Here at home, the Kangressis were experiencing fatigue. The younger generation of Kangressis who had travelled to the West for higher education came back starry-eyed about Western free-market capitalism. They swore by the Hayekian thesis that the free market was a precursor to political freedoms. Government spending was being viewed as a burden, so cutting it became the new ‘democratic norm’ because the western patrons of democracy said so. With the Soviet Union’s disintegration, the West was extremely successful in establishing the narrative that a big government is detrimental for all involved.

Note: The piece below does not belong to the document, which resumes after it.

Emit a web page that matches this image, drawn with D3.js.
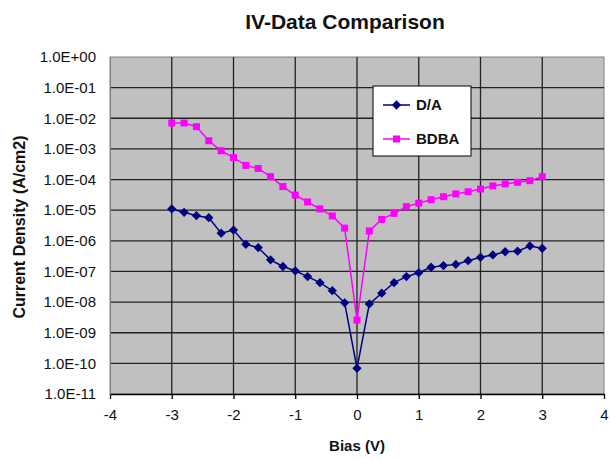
<!DOCTYPE html>
<html>
<head>
<meta charset="utf-8">
<script src="https://cdn.jsdelivr.net/npm/d3@7"></script>
<style>
  html, body { margin: 0; padding: 0; background: #fff; }
  svg { display: block; }
  text { font-family: "Liberation Sans", Arial, sans-serif; }
</style>
</head>
<body>
<svg id="chart" width="610" height="459"></svg>
<script>
const bias = [-3, -2.8, -2.6, -2.4, -2.2, -2.0, -1.8, -1.6, -1.4, -1.2, -1.0, -0.8, -0.6, -0.4, -0.2, 0,
              0.2, 0.4, 0.6, 0.8, 1.0, 1.2, 1.4, 1.6, 1.8, 2.0, 2.2, 2.4, 2.6, 2.8, 3.0];
const daValues = [1.1e-5, 8.5e-6, 6.6e-6, 5.7e-6, 1.77e-6, 2.25e-6, 7.7e-7, 6.0e-7, 2.4e-7, 1.45e-7, 1.05e-7,
                  6.8e-8, 4.3e-8, 2.35e-8, 9.5e-9, 6.9e-11, 8.7e-9, 1.95e-8, 4.3e-8, 6.8e-8, 9.1e-8,
                  1.37e-7, 1.55e-7, 1.7e-7, 2.25e-7, 2.9e-7, 3.45e-7, 4.4e-7, 4.6e-7, 6.8e-7, 5.7e-7];
const bdbaValues = [7e-3, 7e-3, 5.3e-3, 1.85e-3, 8.7e-4, 5.2e-4, 2.9e-4, 2.3e-4, 1.24e-4, 5.9e-5, 3.1e-5,
                    1.85e-5, 1.1e-5, 6.5e-6, 2.6e-6, 2.6e-9, 2.1e-6, 5.0e-6, 7.9e-6, 1.3e-5, 1.7e-5,
                    2.2e-5, 2.75e-5, 3.4e-5, 4.0e-5, 4.9e-5, 6.2e-5, 7.2e-5, 8.1e-5, 9.2e-5, 1.24e-4];
const seriesNames = ["D/A", "BDBA"];
const xTicks = [-4, -3, -2, -1, 0, 1, 2, 3, 4];
const xTickLabels = ["-4", "-3", "-2", "-1", "0", "1", "2", "3", "4"];
const yTicks = [1e0, 1e-1, 1e-2, 1e-3, 1e-4, 1e-5, 1e-6, 1e-7, 1e-8, 1e-9, 1e-10, 1e-11];
const yTickLabels = ["1.0E+00", "1.0E-01", "1.0E-02", "1.0E-03", "1.0E-04", "1.0E-05",
                     "1.0E-06", "1.0E-07", "1.0E-08", "1.0E-09", "1.0E-10", "1.0E-11"];
const titleText = "IV-Data Comparison";
const xTitle = "Bias (V)";
const yTitle = "Current Density (A/cm2)";

const svg = d3.select("#chart");
const L = 110, R = 604, T = 57, B = 394;
const x = d3.scaleLinear().domain([-4, 4]).range([L, R]);
const y = d3.scaleLog().domain([1e-11, 1]).range([B, T]);

// plot background
svg.append("rect").attr("x", L).attr("y", T).attr("width", R - L).attr("height", B - T)
  .attr("fill", "#c0c0c0").attr("stroke", "#808080").attr("stroke-width", 1);

// grid
const grid = svg.append("g");
grid.selectAll("line.h").data(yTicks.slice(1, -1)).join("line")
  .attr("x1", L).attr("x2", R).attr("y1", d => y(d)).attr("y2", d => y(d))
  .attr("stroke", "#222").attr("stroke-width", 1.3);
grid.selectAll("line.v").data(xTicks.slice(1, -1)).join("line")
  .attr("y1", T).attr("y2", B).attr("x1", d => x(d)).attr("x2", d => x(d))
  .attr("stroke", "#222").attr("stroke-width", 1.3);

// x axis
const xAxis = svg.append("g").attr("transform", `translate(0,${B})`)
  .call(d3.axisBottom(x).tickValues(xTicks).tickSize(5).tickSizeOuter(0).tickPadding(10)
    .tickFormat((d, i) => xTickLabels[i]));
xAxis.select(".domain").attr("stroke", "#000").attr("stroke-width", 1.3);
xAxis.selectAll(".tick line").attr("stroke", "#000").attr("stroke-width", 1.3);
xAxis.selectAll("text").attr("font-size", 15).attr("fill", "#111")
  .style("font-family", '"Liberation Sans", Arial, sans-serif');

// y axis
const yAxis = svg.append("g").attr("transform", `translate(${L},0)`)
  .call(d3.axisLeft(y).tickValues(yTicks).tickSize(0).tickPadding(14)
    .tickFormat((d, i) => yTickLabels[i]));
yAxis.select(".domain").attr("stroke", "#808080");
yAxis.selectAll("text").attr("font-size", 15).attr("fill", "#111")
  .style("font-family", '"Liberation Sans", Arial, sans-serif');

// series
const daData = bias.map((b, i) => ({ x: b, y: daValues[i] }));
const bdbaData = bias.map((b, i) => ({ x: b, y: bdbaValues[i] }));
const line = d3.line().x(d => x(d.x)).y(d => y(d.y));

svg.append("path").datum(bdbaData).attr("d", line)
  .attr("fill", "none").attr("stroke", "#ff00ff").attr("stroke-width", 1.5);
svg.append("g").selectAll("rect").data(bdbaData).join("rect")
  .attr("x", d => x(d.x) - 3.5).attr("y", d => y(d.y) - 3.5)
  .attr("width", 7).attr("height", 7).attr("fill", "#ff00ff");

svg.append("path").datum(daData).attr("d", line)
  .attr("fill", "none").attr("stroke", "#000080").attr("stroke-width", 1.5);
const diamond = d3.symbol().type(d3.symbolDiamond2).size(55);
svg.append("g").selectAll("path").data(daData).join("path")
  .attr("d", diamond).attr("transform", d => `translate(${x(d.x)},${y(d.y)})`)
  .attr("fill", "#000080");

// legend
const lg = svg.append("g");
lg.append("rect").attr("x", 373).attr("y", 86).attr("width", 98).attr("height", 70)
  .attr("fill", "#fff").attr("stroke", "#000").attr("stroke-width", 1);
const legendColors = ["#000080", "#ff00ff"];
const legendY = [105, 139];
seriesNames.forEach((name, i) => {
  lg.append("line").attr("x1", 383).attr("x2", 410).attr("y1", legendY[i]).attr("y2", legendY[i])
    .attr("stroke", legendColors[i]).attr("stroke-width", 1.5);
  if (i === 0) {
    lg.append("path").attr("d", diamond).attr("transform", `translate(396.5,${legendY[i]})`)
      .attr("fill", legendColors[i]);
  } else {
    lg.append("rect").attr("x", 393).attr("y", legendY[i] - 3.5).attr("width", 7).attr("height", 7)
      .attr("fill", legendColors[i]);
  }
  lg.append("text").attr("x", 416).attr("y", legendY[i]).attr("dy", "0.36em")
    .attr("font-size", 15).attr("font-weight", "bold").attr("fill", "#111").text(name);
});

// titles
svg.append("text").attr("x", 345).attr("y", 29).attr("text-anchor", "middle")
  .attr("font-size", 21).attr("font-weight", "bold").attr("fill", "#111").text(titleText);
svg.append("text").attr("x", 357).attr("y", 451).attr("text-anchor", "middle")
  .attr("font-size", 15).attr("font-weight", "bold").attr("fill", "#111").text(xTitle);
svg.append("text").attr("transform", "translate(25,227) rotate(-90)").attr("text-anchor", "middle")
  .attr("font-size", 16).attr("font-weight", "bold").attr("fill", "#111").text(yTitle);
</script>
</body>
</html>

In 1990, Nepal transitioned to a democracy and started relying on the democratic West for administrative best practices. Western-trained technocrats such as Ram Sharan Mahat weaved in the neoliberal mantra that ‘the government does not open industries; it provides the environment for the private sector to do so’ in every aspect of the administrative state. By privatising state-owned enterprises, Mahat effectively dismantled the very state-led industrial model that BP believed would create social mobility and enable Nepal to ‘catch up’ with developed nations.
For BP, a state-owned factory was not only an income-generating entity; it was also a platform which would help bust the ancient system of caste-based vocations. The day youths from every caste stood shoulder to shoulder to produce something, Nepal would truly modernise, he had believed. Mahat and his contemporaries’ infatuation with neoliberalism not only quashed this dream; it resulted in immediate job losses, reduced or eliminated agricultural subsidies in a country where over 80 percent population relied on subsistence agriculture, commercialisation of health and education, which subsequently led to severe stratification into urban haves and rural have-nots.
This replaced feudal landlords with crony capitalists. His policies allowed a new elite, well-connected business houses and political insiders, to hijack privatisation. The selling off of public assets at throwaway prices was, in fact, a repeat of the historical injustice where the state’s resources were funnelled to a privileged few, leaving the poor further marginalised. Mahat’s reforms prioritised macroeconomic stability, efficiency and liberalised banking, but they completely lacked social safeguards. Prioritising market efficiency over the welfare of the marginalised exacerbated the very disparities the 1952 UN report had originally decried, essentially creating a new form of ‘economic Birta’, where access to capital replaced access to hereditary land. Nepal was pushed into a state of war with the advent of the Maoist revolution. By that time, the Nepali Congress had not only abandoned BP’s ideals; it had also taken the very path that BP had rejected.
What began as a vibrant, grassroots movement built upon BP Koirala’s brilliant vision was hollowed out from within. The party that once thrived on the intellectual rigour of its dissenters traded its ideological backbone for the cold pragmatism of money and power. The metamorphosis of the present-day Nepali Congress is a story of philosophical and ethical compromises; it is an account of a party which systematically dismantled the very foundation laid by its founder, only to be reduced to a soulless shell of the glorious party that it once was.
To restore the party to its historic glory, Gagan Thapa’s mission cannot be just organisational; it must also be existential. He must be able to flush out the market-driven opportunism that stifled the party’s revolutionary conscience. Bringing BP back means resurrecting his fundamental truth, i.e., that true democracy cannot exist without economic justice.